Other approaches I’ve tried include:
1) Incorporating error in the treatment effects using the se
and me
functions of brms
:
require("parallel")
#Model 1
m1 <- brm(data = tes,
prior = prior(normal(0, 1), class = "b"),
cores = parallel::detectCores() - 1,
formula = true_te | se(true_sete) ~ me(surrogate_te, surrogate_sete)
)
As I understand it, this models the actual treatment effects on X and Y as arising from normal distributions, each with a given (observed) mean and standard deviation (equal to the observed standard error). This looks like it accounts for uncertainty in treatment effects, but it ignores within-trial correlation.
2) Using a bivariate normal and modeling the correlation between the residuals:
#Model 2
m2 <- brm(data = tes,
prior = prior(normal(0, 1), class = "Intercept"),
cores = parallel::detectCores() - 1,
formula = bf(true_te | se(true_sete) ~ 1) +
bf(surrogate_te | se(surrogate_sete) ~ 1) +
set_rescor(TRUE)
)
This also looks like it appropriately models observed treatment effects as arising from an unobserved distribution with a given mean and standard error. But again, this would not account for within-trial correlation.

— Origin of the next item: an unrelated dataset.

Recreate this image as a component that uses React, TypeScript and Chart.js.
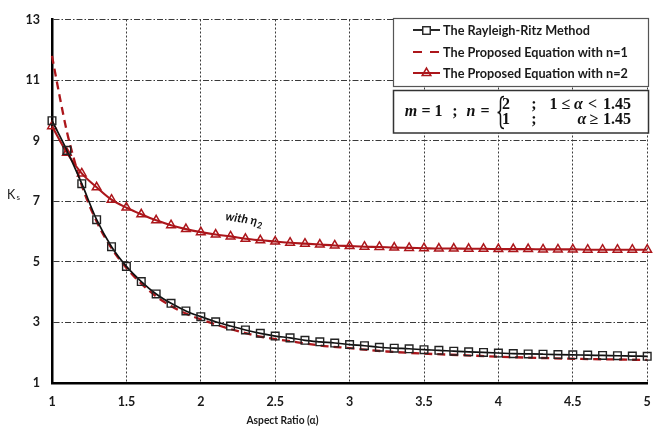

3) Reframing the problem and viewing the two types of outcomes (surrogate and true) as being random effects nested within trials and using the correlation parameter between them to assess surrogacy:
#Convert tes to long format first
tes_long <- data.table(
te = tes[, .(c(true_te, surrogate_te)), by = trial_id][[2]],
se = tes[, .(c(true_sete, surrogate_sete)), by = trial_id][[2]],
outcome = rep(c("True", "Surrogate"), times = nrow(tes)),
trial_id = rep(tes$trial_id, each = 2),
intra_cor = rep(tes$intra_cor, each = 2)
)
#Create a variance-covariance matrix
cov_matrix <- matrix(nrow = nrow(tes_long),
ncol = nrow(tes_long)
)
#Fill up the diagonals with the variance for surrogate and true treatment effects
diag(cov_matrix) <- tes_long$se^2
#Calculate and fill in the covariance of all-cause and HF hospitalizations for each trial
for(i in 1:uniqueN(tes_long$trial_id)) {
cov_matrix[2*i, (2*i) - 1] <- tes_long[trial_id == i, intra_cor][1]*sqrt(cov_matrix[(2*i) - 1, (2*i) - 1])*sqrt(cov_matrix[2*i, 2*i])
cov_matrix[(2*i) - 1, 2*i] <- tes_long[trial_id == i, intra_cor][1]*sqrt(cov_matrix[(2*i) - 1, (2*i) - 1])*sqrt(cov_matrix[2*i, 2*i])
}
#Convert NAs to 0
cov_matrix[is.na(cov_matrix)] <- 0
#Model 3
m3 <- brm(data = tes_long,
data2 = list(cov_matrix = cov_matrix),
prior =
c(prior(constant(1), class = "sigma")),
cores = parallel::detectCores() - 1,
formula = te ~
0 + #No global intercept
outcome + #A separate intercept for each of the 2 outcomes
(0 + outcome|trial_id) + #Nest the 2 outcomes within their trials
fcor(cov_matrix) #Pass the covariance matrix
)
This last option seems like it takes both the standard errors and within-trial correlations into account since I’m allowed to pass a variance-covariance matrix containing said information.
That said, given my lack of formal training, I would greatly appreciate any help regarding what approach(es) may be best suited for this task (and what the key differences between them might be).